**Written exercise**
Skip the pictures. Set down, word for word, the lines from the start of the material up to and including the line with "31, 34, 45];".

◇ ◇ ◇ ◇ ◇ ◇ ◇

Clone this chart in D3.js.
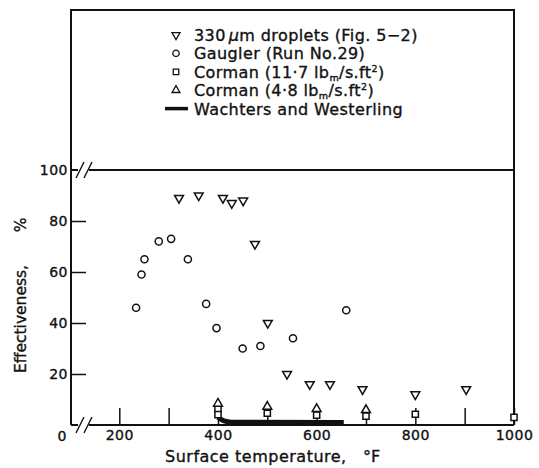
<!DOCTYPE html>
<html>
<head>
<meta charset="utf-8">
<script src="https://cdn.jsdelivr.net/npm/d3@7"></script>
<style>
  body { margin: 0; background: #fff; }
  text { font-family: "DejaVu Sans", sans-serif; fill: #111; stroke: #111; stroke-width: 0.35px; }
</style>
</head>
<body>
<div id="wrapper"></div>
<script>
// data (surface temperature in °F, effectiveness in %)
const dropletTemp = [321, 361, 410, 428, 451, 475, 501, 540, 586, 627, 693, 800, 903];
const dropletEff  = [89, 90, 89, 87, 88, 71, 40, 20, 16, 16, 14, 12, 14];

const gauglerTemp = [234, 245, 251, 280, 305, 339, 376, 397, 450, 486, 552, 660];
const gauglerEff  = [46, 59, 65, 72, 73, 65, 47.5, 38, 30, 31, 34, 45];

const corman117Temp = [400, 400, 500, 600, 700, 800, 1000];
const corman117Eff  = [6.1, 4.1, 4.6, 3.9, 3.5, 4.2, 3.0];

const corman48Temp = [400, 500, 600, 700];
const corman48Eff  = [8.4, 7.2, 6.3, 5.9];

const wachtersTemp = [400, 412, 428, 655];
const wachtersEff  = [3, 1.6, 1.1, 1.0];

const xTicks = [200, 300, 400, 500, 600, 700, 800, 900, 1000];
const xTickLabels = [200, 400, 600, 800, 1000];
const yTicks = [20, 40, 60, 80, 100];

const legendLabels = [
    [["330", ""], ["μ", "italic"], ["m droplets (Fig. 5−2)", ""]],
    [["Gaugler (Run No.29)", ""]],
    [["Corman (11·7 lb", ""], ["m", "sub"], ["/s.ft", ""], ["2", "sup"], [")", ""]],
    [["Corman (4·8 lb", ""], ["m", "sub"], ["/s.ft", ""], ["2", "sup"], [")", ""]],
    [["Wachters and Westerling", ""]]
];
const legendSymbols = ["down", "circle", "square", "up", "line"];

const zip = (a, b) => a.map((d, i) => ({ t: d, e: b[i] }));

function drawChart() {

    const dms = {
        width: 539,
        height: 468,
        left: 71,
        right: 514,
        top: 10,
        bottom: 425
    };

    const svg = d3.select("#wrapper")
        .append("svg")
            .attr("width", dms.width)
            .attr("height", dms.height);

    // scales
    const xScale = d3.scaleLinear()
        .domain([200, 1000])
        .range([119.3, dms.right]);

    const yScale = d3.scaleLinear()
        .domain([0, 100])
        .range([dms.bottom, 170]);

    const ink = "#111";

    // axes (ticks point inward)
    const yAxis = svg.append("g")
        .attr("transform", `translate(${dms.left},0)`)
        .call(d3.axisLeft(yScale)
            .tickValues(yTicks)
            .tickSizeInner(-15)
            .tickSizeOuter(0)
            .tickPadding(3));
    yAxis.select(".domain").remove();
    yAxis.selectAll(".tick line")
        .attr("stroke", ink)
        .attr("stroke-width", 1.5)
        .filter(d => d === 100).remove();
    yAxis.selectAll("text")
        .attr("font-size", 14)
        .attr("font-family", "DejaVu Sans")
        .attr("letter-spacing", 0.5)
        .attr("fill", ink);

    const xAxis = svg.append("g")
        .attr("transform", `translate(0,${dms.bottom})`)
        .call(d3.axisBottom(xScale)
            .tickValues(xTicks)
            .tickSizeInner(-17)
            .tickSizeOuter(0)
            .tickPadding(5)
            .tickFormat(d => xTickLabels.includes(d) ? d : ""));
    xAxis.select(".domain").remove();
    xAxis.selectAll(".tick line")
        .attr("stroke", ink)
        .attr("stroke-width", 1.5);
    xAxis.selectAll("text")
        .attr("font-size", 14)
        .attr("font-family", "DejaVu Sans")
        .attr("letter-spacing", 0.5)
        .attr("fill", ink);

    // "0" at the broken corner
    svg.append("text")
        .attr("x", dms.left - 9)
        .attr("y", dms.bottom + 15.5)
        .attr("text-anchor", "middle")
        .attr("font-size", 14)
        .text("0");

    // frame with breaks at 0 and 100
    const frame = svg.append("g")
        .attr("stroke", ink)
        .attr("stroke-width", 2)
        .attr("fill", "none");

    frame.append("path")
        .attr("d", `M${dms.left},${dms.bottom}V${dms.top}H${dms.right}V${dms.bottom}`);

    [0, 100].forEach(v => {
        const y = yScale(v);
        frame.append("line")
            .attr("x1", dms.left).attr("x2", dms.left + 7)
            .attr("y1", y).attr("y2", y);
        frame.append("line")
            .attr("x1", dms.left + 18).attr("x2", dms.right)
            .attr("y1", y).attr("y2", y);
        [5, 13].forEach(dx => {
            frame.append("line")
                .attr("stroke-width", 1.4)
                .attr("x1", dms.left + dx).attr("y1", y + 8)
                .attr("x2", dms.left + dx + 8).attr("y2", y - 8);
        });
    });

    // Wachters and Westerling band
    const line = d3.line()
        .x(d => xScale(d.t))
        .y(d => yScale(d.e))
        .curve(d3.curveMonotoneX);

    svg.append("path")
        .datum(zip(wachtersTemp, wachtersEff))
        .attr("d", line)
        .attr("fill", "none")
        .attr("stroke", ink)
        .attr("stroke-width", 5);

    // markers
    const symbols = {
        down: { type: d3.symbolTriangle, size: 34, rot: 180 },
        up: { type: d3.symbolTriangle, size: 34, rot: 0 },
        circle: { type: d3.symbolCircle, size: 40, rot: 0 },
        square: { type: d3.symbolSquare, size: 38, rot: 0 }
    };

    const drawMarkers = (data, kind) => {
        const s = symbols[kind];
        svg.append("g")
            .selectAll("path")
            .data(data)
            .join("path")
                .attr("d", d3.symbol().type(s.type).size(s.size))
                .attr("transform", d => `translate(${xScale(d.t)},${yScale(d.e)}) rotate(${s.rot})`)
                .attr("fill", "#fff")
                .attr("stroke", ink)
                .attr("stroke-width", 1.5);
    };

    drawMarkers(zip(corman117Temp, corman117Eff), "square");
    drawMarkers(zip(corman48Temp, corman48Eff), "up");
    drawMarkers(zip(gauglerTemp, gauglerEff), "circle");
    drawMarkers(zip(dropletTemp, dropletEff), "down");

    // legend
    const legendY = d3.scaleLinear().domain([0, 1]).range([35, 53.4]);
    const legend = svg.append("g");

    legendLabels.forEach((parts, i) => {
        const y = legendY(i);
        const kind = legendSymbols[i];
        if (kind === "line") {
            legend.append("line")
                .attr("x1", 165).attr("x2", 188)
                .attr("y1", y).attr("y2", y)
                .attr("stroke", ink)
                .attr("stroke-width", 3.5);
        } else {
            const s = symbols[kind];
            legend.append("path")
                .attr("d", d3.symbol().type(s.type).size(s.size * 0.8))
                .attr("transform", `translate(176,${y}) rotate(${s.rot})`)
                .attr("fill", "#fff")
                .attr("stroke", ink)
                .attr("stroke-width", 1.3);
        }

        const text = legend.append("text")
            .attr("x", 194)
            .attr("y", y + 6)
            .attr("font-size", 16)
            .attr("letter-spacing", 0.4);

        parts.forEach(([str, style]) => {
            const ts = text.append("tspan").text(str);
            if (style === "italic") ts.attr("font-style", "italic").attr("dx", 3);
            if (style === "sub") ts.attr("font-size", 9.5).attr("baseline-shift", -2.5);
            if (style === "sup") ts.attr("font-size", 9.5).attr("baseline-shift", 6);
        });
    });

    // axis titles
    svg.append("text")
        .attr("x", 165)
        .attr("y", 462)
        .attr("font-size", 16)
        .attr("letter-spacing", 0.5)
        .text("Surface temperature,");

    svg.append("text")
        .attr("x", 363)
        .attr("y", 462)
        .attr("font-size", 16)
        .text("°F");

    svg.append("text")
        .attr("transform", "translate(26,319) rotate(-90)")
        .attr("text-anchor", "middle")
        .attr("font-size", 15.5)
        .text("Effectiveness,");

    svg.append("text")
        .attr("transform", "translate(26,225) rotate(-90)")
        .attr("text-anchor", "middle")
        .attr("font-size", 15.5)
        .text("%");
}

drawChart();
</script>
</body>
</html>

◇ ◇ ◇ ◇ ◇ ◇ ◇

**Final result**
Clone this chart in D3.js.
<!DOCTYPE html>
<html>
<head>
<meta charset="utf-8">
<script src="https://cdn.jsdelivr.net/npm/d3@7"></script>
<style>
  body { margin: 0; background: #fff; }
  text { font-family: "DejaVu Sans", sans-serif; fill: #111; stroke: #111; stroke-width: 0.35px; }
</style>
</head>
<body>
<div id="wrapper"></div>
<script>
// data (surface temperature in °F, effectiveness in %)
const dropletTemp = [321, 361, 410, 428, 451, 475, 501, 540, 586, 627, 693, 800, 903];
const dropletEff  = [89, 90, 89, 87, 88, 71, 40, 20, 16, 16, 14, 12, 14];

const gauglerTemp = [234, 245, 251, 280, 305, 339, 376, 397, 450, 486, 552, 660];
const gauglerEff  = [46, 59, 65, 72, 73, 65, 47.5, 38, 30, 31, 34, 45];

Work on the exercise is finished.